C’est pourquoi insiste-t-il sur le fait que le gouvernement de la transition doit aller à l’essentiel, afin de permettre la mise en place d’un pouvoir constitutionnellement légitime. « Dans un contexte d’insécurité où le pays n’exerce pas sa souveraineté sur près de la moitié du territoire, dans un pays avec près de deux millions de déplacés (…), je pense que la priorité pour un gouvernement de transition dont la durée a été fixée à 21 mois doit être consacrée à la question d’inversement de la tendance actuelle sur le plan sécuritaire. Commençons à avoir le contrôle du territoire sur le plan national ensuite, on pourra penser au retour des déplacés, on pourra penser au développement. Si le gouvernement actuel met dans son programme de faire du développement, de faire des réformes qui vont diviser la population au bout de 20 mois, on ne sera pas allé loin. Je pense qu’il y a certaines choses qui conviennent mieux à un gouvernement légitime. Il faut que la transition travaille à ce qu’après elle, il y ait un gouvernement légitime qui aura le temps pour faire les réformes », argue le co-panéliste, Guy Hervé Kam. De son avis, à ce stade, il est déraisonnable de penser à la question du chemin de fer, à des sujets de changements de curricula dans un pays où la majorité de la population ne cherche qu’à vivre, finalement.
Vue partielle des participants.
« La démocratie ne peut pas s’accommoder de présidents qui ont les pleins pouvoirs et sont malheureusement irresponsables »
L’administrateur civil à la retraite, Kalifara Séré, planchant sur les manquements de la transition, affirme que ceux-ci sont de plusieurs ordres. « Au niveau institutionnel, surtout au niveau macro-institutionnel, dès que le président du MPSR2 est installé dans ses fonctions, il n’y a aucun contrôle. Il n’y a rien. Pas de monitoring sur lui et ça, ce n’est pas normal. Aucun être humain ne peut être là avec un pouvoir illimité pratiquement, avec un groupe de compagnons sans contrôle. Non ! Il faut créer un ordre de contrôle. C’est-à-dire un ordre de gestion, de contrôle, d’auto-contrôle, d’évaluation », préconise Kalifara Séré, pour qui, l’Assemblée législative de transition ne joue absolument pas ce rôle, car la majorité des membres a été choisie par le chef de l’Etat lui-même. Tout comme son prédécesseur, M. Séré pense que la priorité du pouvoir Traoré doit être la sécurité.
Me Guy Hervé Kam
« Le défi pour nous, c’est d’élaborer des éléments de mesure d’itinéraire afin de mieux nous orienter.
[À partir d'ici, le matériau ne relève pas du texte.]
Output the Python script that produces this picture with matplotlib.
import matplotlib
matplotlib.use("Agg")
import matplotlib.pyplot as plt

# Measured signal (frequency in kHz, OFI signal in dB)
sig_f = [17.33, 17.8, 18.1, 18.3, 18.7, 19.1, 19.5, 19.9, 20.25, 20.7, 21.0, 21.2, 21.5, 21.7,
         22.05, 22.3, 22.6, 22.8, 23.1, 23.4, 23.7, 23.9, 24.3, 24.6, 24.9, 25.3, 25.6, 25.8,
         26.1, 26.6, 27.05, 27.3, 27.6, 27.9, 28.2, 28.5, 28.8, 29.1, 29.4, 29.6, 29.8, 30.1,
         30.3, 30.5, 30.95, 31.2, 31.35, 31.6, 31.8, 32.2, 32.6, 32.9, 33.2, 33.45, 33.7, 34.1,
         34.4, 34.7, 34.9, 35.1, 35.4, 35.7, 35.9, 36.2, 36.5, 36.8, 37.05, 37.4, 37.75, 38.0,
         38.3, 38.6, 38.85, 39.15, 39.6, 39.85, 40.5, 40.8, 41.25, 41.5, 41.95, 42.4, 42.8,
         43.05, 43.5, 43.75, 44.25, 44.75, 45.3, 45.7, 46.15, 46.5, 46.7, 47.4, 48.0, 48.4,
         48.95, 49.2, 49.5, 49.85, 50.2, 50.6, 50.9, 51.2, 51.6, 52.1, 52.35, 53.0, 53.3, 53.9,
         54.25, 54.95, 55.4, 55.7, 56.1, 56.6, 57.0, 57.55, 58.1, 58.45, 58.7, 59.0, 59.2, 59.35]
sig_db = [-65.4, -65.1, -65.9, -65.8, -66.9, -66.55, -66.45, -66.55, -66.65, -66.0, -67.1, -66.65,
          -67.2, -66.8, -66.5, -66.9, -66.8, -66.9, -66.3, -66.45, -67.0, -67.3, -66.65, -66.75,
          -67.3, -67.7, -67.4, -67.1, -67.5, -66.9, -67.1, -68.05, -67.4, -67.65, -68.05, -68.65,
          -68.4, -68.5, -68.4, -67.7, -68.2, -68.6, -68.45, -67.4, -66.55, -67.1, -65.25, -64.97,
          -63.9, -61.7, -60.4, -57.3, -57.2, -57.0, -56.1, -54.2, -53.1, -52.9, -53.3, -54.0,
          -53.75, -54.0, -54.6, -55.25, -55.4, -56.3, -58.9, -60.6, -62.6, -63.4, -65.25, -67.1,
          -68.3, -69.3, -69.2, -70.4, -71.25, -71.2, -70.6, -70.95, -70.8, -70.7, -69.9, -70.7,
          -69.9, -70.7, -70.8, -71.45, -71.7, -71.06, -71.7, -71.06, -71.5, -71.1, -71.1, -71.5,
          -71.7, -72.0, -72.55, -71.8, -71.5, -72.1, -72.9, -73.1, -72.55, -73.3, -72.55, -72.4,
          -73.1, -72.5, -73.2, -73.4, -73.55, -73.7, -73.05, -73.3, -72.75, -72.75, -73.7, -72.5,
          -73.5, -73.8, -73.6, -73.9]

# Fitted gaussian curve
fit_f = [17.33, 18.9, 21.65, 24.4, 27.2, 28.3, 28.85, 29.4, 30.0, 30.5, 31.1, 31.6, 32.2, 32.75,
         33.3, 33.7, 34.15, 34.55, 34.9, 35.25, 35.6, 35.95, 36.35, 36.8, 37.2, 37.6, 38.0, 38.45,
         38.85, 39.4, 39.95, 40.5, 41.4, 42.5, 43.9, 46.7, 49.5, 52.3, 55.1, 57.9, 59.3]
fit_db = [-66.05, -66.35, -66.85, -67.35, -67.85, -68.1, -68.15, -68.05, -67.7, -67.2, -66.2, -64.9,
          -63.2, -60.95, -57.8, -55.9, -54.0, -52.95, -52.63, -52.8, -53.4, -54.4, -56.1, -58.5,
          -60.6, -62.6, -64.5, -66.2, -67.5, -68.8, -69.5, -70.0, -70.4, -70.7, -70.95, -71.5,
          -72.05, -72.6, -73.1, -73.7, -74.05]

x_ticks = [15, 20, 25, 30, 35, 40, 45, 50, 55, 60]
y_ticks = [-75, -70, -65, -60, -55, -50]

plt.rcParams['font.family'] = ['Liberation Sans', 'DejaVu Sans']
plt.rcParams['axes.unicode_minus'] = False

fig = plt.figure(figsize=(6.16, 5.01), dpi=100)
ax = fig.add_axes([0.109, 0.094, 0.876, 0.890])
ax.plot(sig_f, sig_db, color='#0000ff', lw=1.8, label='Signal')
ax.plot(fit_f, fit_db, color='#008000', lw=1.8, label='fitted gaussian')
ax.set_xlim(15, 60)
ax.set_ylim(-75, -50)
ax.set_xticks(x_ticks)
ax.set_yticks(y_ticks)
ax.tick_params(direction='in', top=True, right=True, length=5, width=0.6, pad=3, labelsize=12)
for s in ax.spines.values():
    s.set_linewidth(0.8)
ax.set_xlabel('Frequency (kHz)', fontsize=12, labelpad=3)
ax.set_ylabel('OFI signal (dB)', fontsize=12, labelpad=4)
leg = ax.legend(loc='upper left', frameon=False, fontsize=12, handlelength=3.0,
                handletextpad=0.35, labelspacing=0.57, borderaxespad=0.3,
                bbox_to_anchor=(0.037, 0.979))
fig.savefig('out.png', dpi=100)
Les manquements de cette transition, c’est qu’il n’y a pas de contrôle sur les démarches du président et du MPSR 2. A cela, s’ajoutent les dérives au niveau des questions diplomatiques dénoncées par certaines personnes. Il faut qu’ils écrivent leurs opinions afin qu’elles soient mieux élucidées. Je pense que le président peut régler ces aspects avant de mieux mener son combat. Avec cela, nous pouvons aller avec tout le monde et tout le monde peut partir avec nous, si tout est bien clair sur des supports. Il faut aussi une union sacrée de notre armée », suggère l’expert en stratégie du territoire et développement, Kalifara Séré.
Boureima Ouédraogo
M. Séré a passé en revue, des scénarii de sortie de la crise actuelle et fait des propositions pour un retour à l’ordre constitutionnel normal. Ainsi parle-t-il de scénario pessimiste, stade auquel le Burkina se trouve actuellement. Le scénario moyen qui est la situation où on contrôle et où il existe de l’auto-contrôle par les parties-prenantes qui peuvent amener la mitigation des éléments constitutifs du scénario pessimiste. Le troisième scénario est celui de la reprise des démembrements structurels, institutionnels.
Pour rappel, « café politique » est une initiative de débat politique qui a pour objectif de mener des échanges avec les acteurs publics sur les questions traitant des situations d’enjeu national.